How is the election likely to turn out?

The BJP remains the most likely party to be victorious as the votes are counted, though some suggest that lower voter turnouts and growing frustrations at the margins of their strongholds will challenge their ability to see a landslide as they have in previous years. 

On the other hand, many predict that another disappointing loss for INDIA and the INCP will result in defections to the BJP both from voters and politicians. This is largely attributed to the fact that INDIA has struggled to find its footing in this election and has proposed some very ambitious policies around economic reform that have alienated many urban centre voters, their historically stronger voter base.

What will another five years of the BJP mean for India?

The continued rule of the BJP will likely make India an increasingly more difficult place to be a minority, particularly for those belonging to the Muslim community.
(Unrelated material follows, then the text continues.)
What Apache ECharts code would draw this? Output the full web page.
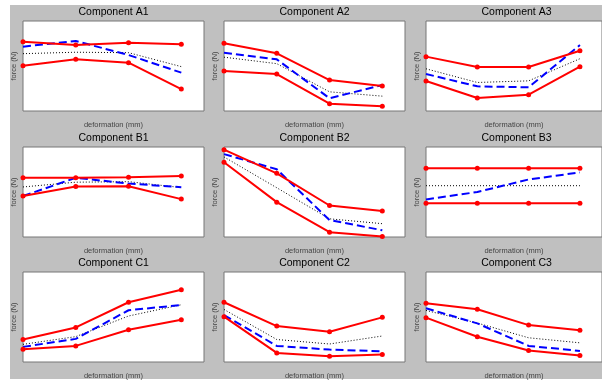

Already the party plans to introduce a uniform civil code, removing different family laws for each religious community. This move is controversial to some as it will disproportionately impact Muslims again as they would no longer be able to practice polygamy and other cultural practices that form part of their cultural identity. It is also likely to further widen divisions between religious groups in India, with hate crimes against Muslims highly likely to continue increasing as trends have shown since the BJP’s initial 2014 victory.

It will also likely mean the potential furthering of women-centric policies that target women in rural communities. India’s rural communities still experience high levels of poverty and it is likely to be a key aim of the BJP to leverage poverty alleviation as a central part of their desire to shore up Hindu votes across fragmented and underdeveloped communities.

Outside of the Hindi Belt there are expected gains for regional parties, particularly those active in Eastern and Southern India. These parties often have alignment with one of the two leading parties (BJP or INCP), but largely are concerned with their own issues and regional needs.